How should a leader effectively communicate with subordinates in an un-PC fashion without Trumpian levels of mean spirit and ego? You could take a tip from Ocasio-Cortez or presidential hopeful Beto O’Rourke who connect with the Average Joe with a simple tool: Swear. Beto raged against the gun lobby after a mass shooting in West Texas, stating “…this is f—ed up.” Ocasio-Cortez has pushed back at her own party’s criticisms, stating she gives “zero f—s” about their opinions. Both acts connected as authentic expressions of rebellion against the status quo that allows dysfunctional business-as-usual to occur in America.

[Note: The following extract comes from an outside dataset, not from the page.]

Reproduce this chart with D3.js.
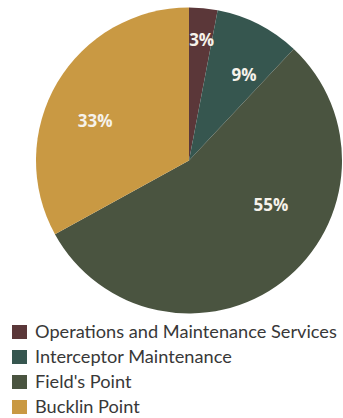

Another easy and obvious method? Just say exactly what you mean to say! Did you notice me say “Average Joe” in the previous paragraph? I knew there may be some readers who expected me to say “Average Joe OR Jane” to politely include all gender variants. However, I trust that you the reader will know what I mean and not take offense to a classic colloquial term. If you did, I do apologize and hope you know I meant nothing by it. However, I’m trying to get right to my main point and not slow my rhetoric down for meaningless gestures. You can trust the point I’m trying to make is real without calculated attempts to pander to any one group of people. Like how I’ve also used terms like “mean spirited,” “amoral,” and “disgusting pig” to describe Trump. This may offend some readers, or delight others. Either way, you know exactly where I stand and know I’m not mincing words. You simply can’t please them all. So just say what you really mean to say and speak to the base who will understand you.